THE TRIAL OF INNOVATION
Thus did AT&T in deadly earnest go about hushing the Hush-A-Phone. At the two-week trial (technically a hearing), the company showed up with dozens of attorneys, including a top litigator from New York City, and no few expert witnesses. Legal representatives of each of the twenty-one regional Bells came as well, necessitating that extra seats be installed in the hearing room—bleachers for AT&T’s lawyers. On Hush-A-Phone’s side were Harry Tuttle, his lawyer, the acoustics professor Leo Beranek, and one expert witness, a man named J.C.R. Licklider.7
Bell’s lawyers mounted a powerful assault against the cup and the cup-bearing company itself. The argument was that the Hush-A-Phone posed substantial harm to telephone service, and at the same time, that the company by that same name, in selling a useless device, was essentially perpetrating a fraud on the public. Bell led with a Bell Labs engineer, W. H. Martin, who set out to show that the Hush-A-Phone impaired telephone service. According to his tests, it created a “transmission loss” of 13 decibels and “receiving loss” of 20 decibels. The loss, he said, was greater “than the total of all the improvements which have been incorporated in the Bell System handsets and the accompanying station apparatus for a period of over 20 years.”
The next Bell witness, AT&T vice president John Hanselman, testified more broadly in favor of Bell’s ban on “foreign attachments,” justifying it in terms of the public good and AT&T’s stewardship of the telephone system. It was among the firm’s duties to protect the consumer from such useless gimmicks, he maintained. And if there was any use to a Hush-A-Phone, he suggested, unembarrassed by his own casuistry, AT&T would have invented and marketed it. Nor was uselessness the gravest threat. Foreign attachments created outside Bell’s design and control standards posed all manner of hazard, including power surges up the phone lines that might electrocute Bell repairmen and send them falling to their deaths. On cross-examination by Tuttle’s lawyer, Hanselman finally conceded that such a calamity had never occurred. But, he insisted, there is always a first time.
Like the next Bell witness, Hanselman also testified that there was no demand for a voice silencer in any case. If there were, as a reporter summarized his perfect corporate smugness, “it would clearly be brought to his attention.” The proof was that hardly anyone was actually using the Hush-A-Phone, and so the consequences of banning it were furthermore negligible. That there might be some good in the operation of the free market per se simply did not figure in his conceptual universe: “It would not be feasible,” he told the FCC, “to allow customers to buy devices on the open market.”

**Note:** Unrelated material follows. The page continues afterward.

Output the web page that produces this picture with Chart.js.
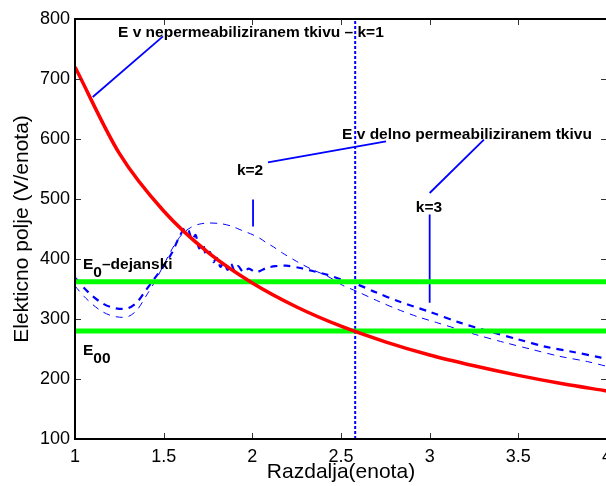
<!DOCTYPE html>
<html>
<head>
<meta charset="utf-8">
<script src="https://cdn.jsdelivr.net/npm/chart.js@4.4.1/dist/chart.umd.min.js"></script>
<style>
html, body { margin: 0; padding: 0; overflow: hidden; background: #fff; }
</style>
</head>
<body>
<canvas id="graf" width="612" height="486"></canvas>
<script>
// oznake na oseh
const xTicks = [1, 1.5, 2, 2.5, 3, 3.5, 4];
const yTicks = [100, 200, 300, 400, 500, 600, 700, 800];

// E v nepermeabiliziranem tkivu (k=1)
const k1X = [1, 1.25, 1.5, 1.75, 2, 2.25, 2.5, 2.75, 3, 3.25, 3.5, 3.75, 4];
const k1Y = [720, 576, 480, 411, 360, 320, 288, 262, 240, 222, 206, 192, 180];

// E v delno permeabiliziranem tkivu, k=2 (tanka crta)
const k2X = [1, 1.05, 1.1, 1.15, 1.2, 1.25, 1.3, 1.35, 1.4, 1.45, 1.5, 1.55, 1.6, 1.65, 1.7, 1.75,
             1.82, 1.88, 1.93, 1.99, 2.04, 2.08, 2.12, 2.17, 2.25, 2.34, 2.42, 2.51, 2.59, 2.7,
             2.82, 2.93, 3.04, 3.15, 3.26, 3.42, 3.58, 3.73, 3.89, 4];
const k2Y = [355, 338, 324, 313, 306, 303, 304, 315, 338, 362, 390, 418, 440, 452, 458, 460,
             459, 455, 449, 442, 435, 427, 420, 410, 396, 382, 372, 356, 346, 331,
             316, 304, 294, 284, 274, 261, 249, 238, 229, 221];

// k=3 (debela crta)
const k3X = [1, 1.05, 1.1, 1.15, 1.2, 1.25, 1.3, 1.35, 1.4, 1.45, 1.5, 1.55, 1.58, 1.62, 1.64,
             1.66, 1.68, 1.7, 1.72, 1.74, 1.76, 1.78, 1.8, 1.82, 1.84, 1.86, 1.88, 1.9, 1.92,
             1.95, 1.98, 2.02, 2.08, 2.13, 2.19, 2.27, 2.34, 2.42, 2.5, 2.59, 2.7, 2.82, 3,
             3.17, 3.34, 3.5, 3.65, 3.81, 3.96, 4];
const k3Y = [369, 352, 338, 327, 320, 317, 318, 328, 348, 368, 388, 412, 432, 452, 448,
             432, 440, 418, 426, 405, 412, 395, 402, 387, 396, 382, 392, 380, 388,
             378, 384, 378, 385, 388, 389, 385, 380, 374, 366, 358, 344, 330, 312,
             294, 279, 266, 254, 245, 236, 234];

// mejne vrednosti polja
const E0 = 362;
const E00 = 280;
const xMeja = 2.58;

const tocke = (xs, ys) => xs.map((x, i) => ({ x: x, y: ys[i] }));
const vodoravna = v => [{ x: 1, y: v }, { x: 4, y: v }];

// kazalci od napisov do krivulj (v enotah grafa)
const kazalci = [
  [{ x: 1.10, y: 670 }, { x: 1.496, y: 771 }],
  [{ x: 2.088, y: 561 }, { x: 2.754, y: 596 }],
  [{ x: 3.306, y: 599 }, { x: 3.0, y: 510 }],
  [{ x: 2.004, y: 499 }, { x: 2.004, y: 454 }],
  [{ x: 3.0, y: 474 }, { x: 3.0, y: 327 }]
];

const napisi = [
  { t: 'E v nepermeabiliziranem tkivu \u2013 k=1', x: 1.2425, y: 770 },
  { t: 'E v delno permeabiliziranem tkivu', x: 2.506, y: 600 },
  { t: 'k=2', x: 1.987, y: 540, sredina: true },
  { t: 'k=3', x: 2.996, y: 479, sredina: true },
  { t: 'E', sub: '0', rep: '\u2013dejanski', x: 1.045, y: 384 },
  { t: 'E', sub: '00', rep: '', x: 1.045, y: 240 }
];

const pisava = '"Liberation Sans", Arial, Helvetica, sans-serif';

const okvir = {
  id: 'okvir',
  afterDatasetsDraw(chart) {
    const { ctx, chartArea: a, scales: { x, y } } = chart;
    ctx.save();
    // napisi
    ctx.fillStyle = '#000';
    ctx.font = 'bold 15.5px ' + pisava;
    ctx.textBaseline = 'alphabetic';
    napisi.forEach(n => {
      let px = x.getPixelForValue(n.x);
      const py = y.getPixelForValue(n.y);
      if (n.sredina) {
        ctx.textAlign = 'center';
        ctx.fillText(n.t, px, py);
        return;
      }
      ctx.textAlign = 'left';
      ctx.fillText(n.t, px, py);
      if (n.sub) {
        px += ctx.measureText(n.t).width;
        ctx.fillText(n.sub, px, py + 8);
        px += ctx.measureText(n.sub).width;
        ctx.fillText(n.rep, px, py);
      }
    });
    // okvir in notranje oznake
    ctx.strokeStyle = '#333';
    ctx.lineWidth = 1;
    ctx.beginPath();
    xTicks.forEach(v => {
      const px = Math.round(x.getPixelForValue(v)) + 0.5;
      ctx.moveTo(px, a.bottom); ctx.lineTo(px, a.bottom - 6);
      ctx.moveTo(px, a.top); ctx.lineTo(px, a.top + 6);
    });
    yTicks.forEach(v => {
      const py = Math.round(y.getPixelForValue(v)) + 0.5;
      ctx.moveTo(a.left, py); ctx.lineTo(a.left + 6, py);
      ctx.moveTo(a.right, py); ctx.lineTo(a.right - 6, py);
    });
    ctx.stroke();
    ctx.strokeStyle = '#000';
    ctx.lineWidth = 2;
    ctx.strokeRect(a.left, a.top, a.right - a.left, a.bottom - a.top);
    ctx.restore();
  }
};

const ctx = document.getElementById('graf').getContext('2d');
new Chart(ctx, {
  type: 'scatter',
  data: {
    datasets: [
      {
        data: tocke(k1X, k1Y), showLine: true, borderColor: '#ff0000', borderWidth: 3.5,
        pointRadius: 0, cubicInterpolationMode: 'monotone', order: 1
      },
      {
        data: tocke(k3X, k3Y), showLine: true, borderColor: '#0000ff', borderWidth: 2.2,
        borderDash: [7, 6], pointRadius: 0, tension: 0.3, order: 3
      },
      {
        data: tocke(k2X, k2Y), showLine: true, borderColor: '#0000ff', borderWidth: 1,
        borderDash: [7, 6], pointRadius: 0, tension: 0.3, order: 4
      },
      {
        data: vodoravna(E0), showLine: true, borderColor: '#00ff00', borderWidth: 5,
        pointRadius: 0, order: 2
      },
      {
        data: vodoravna(E00), showLine: true, borderColor: '#00ff00', borderWidth: 5,
        pointRadius: 0, order: 2
      },
      {
        data: [{ x: xMeja, y: 100 }, { x: xMeja, y: 800 }], showLine: true,
        borderColor: '#0000ff', borderWidth: 2, borderDash: [3, 2], pointRadius: 0, order: 5
      },
      ...kazalci.map(k => ({
        data: k, showLine: true, borderColor: '#0000ff', borderWidth: 1.8,
        pointRadius: 0, order: 6
      }))
    ]
  },
  options: {
    responsive: false,
    animation: false,
    layout: { padding: { top: 19, right: 5, left: 0, bottom: 0 } },
    plugins: {
      legend: { display: false },
      tooltip: { enabled: false }
    },
    scales: {
      x: {
        type: 'linear', min: 1, max: 4,
        afterBuildTicks: s => { s.ticks = xTicks.map(v => ({ value: v })); },
        afterFit: s => { s.height = 47; s.paddingLeft = 0; s.paddingRight = 0; },
        grid: { display: false, drawTicks: false },
        border: { display: false },
        ticks: {
          color: '#000', padding: 7, maxRotation: 0, font: { size: 18, family: pisava },
          callback: v => String(v)
        },
        title: {
          display: true, text: 'Razdalja(enota)', color: '#000',
          font: { size: 21, family: pisava }, padding: { top: 0, bottom: 1 }
        }
      },
      y: {
        min: 100, max: 800,
        afterBuildTicks: s => { s.ticks = yTicks.map(v => ({ value: v })); },
        afterFit: s => { s.width = 75; s.paddingTop = 0; s.paddingBottom = 0; },
        grid: { display: false, drawTicks: false },
        border: { display: false },
        ticks: { color: '#000', padding: 5, font: { size: 18, family: pisava }, callback: v => String(v) },
        title: {
          display: true, text: 'Elekticno polje (V/enota)', color: '#000',
          font: { size: 21, family: pisava }, padding: { top: 10, bottom: 0 }
        }
      }
    }
  },
  plugins: [okvir]
});
</script>
</body>
</html>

AT&T’s counsel left no stone unturned, subsequent witnesses reaffirming the same points made by earlier ones, until finally, one made the startling charge that the Hush-A-Phone was unhygienic. As related in Telecommunications Reports, “Mr. Burden [stated] that he had sufficient experience as a plant man cleaning the cone-shaped transmitters formerly used by operators to realize that a receptacle such as the Hush-A-Phone would collect food particles, odors, and whatnot over a period of time.”
With that, AT&T rested its case.
The theory of Hush-A-Phone’s case was, in bald contradiction to AT&T’s claims, that the phone silencer was indeed an effective and useful device, and one that AT&T didn’t offer. As such, it was of no potential harm to consumers or to the telephone system or its representatives. Testifying first, Henry Tuttle presented the FCC with a list of reasons why customers might want a telephone silencer. Sanity was one, the reduction of office noise being “important to the mental health of employees,” in his view. Privacy was another, a necessity for many professionals and businessmen, which claim he supported with a list of Hush-A-Phones in use in Washington, D.C., including a number in congressional committee rooms. In addition, Tuttle distributed a collection of testimonials called “Phone Conversations Overheard,” a compilation of cautionary tales was included the woeful story of one man who’d been disinherited when his uncle overheard his nephew making unflattering remarks about him on the telephone. If only he’d had a Hush-A-Phone …
But the strongest part of Hush-A-Phone’s case was the technical aspect. In addition to Beranek, who already enjoyed some eminence, Tuttle brought in, on his designer’s advice, a friend of Beranek’s from army days who was now a professor at Harvard, one J.C.R. Licklider. The pair of academics, who will reappear later in their better-known identities as the founders of the Internet, “gave the hearing,” according to one reporter, “a somewhat ivy-covered atmosphere, taking the spectators and participants back to their college days.”8 But more importantly, they lent an air of unimpeachable authority. Beranek and Licklider, also an expert on acoustics, had run a battery of tests on the silencer, demonstrating that conversations conducted with it remained satisfactorily audible while effectively free from eavesdroppers. This proof did not prevent Bell’s lawyers from launching a fierce and lengthy cross-examination, resulting in numbingly complex disagreements about the means of testing word articulation quality. Still, Licklider’s report had provided actual data bearing on the question of intelligibility, whereas the counterargument depended on some abstract claim of “transmission loss.”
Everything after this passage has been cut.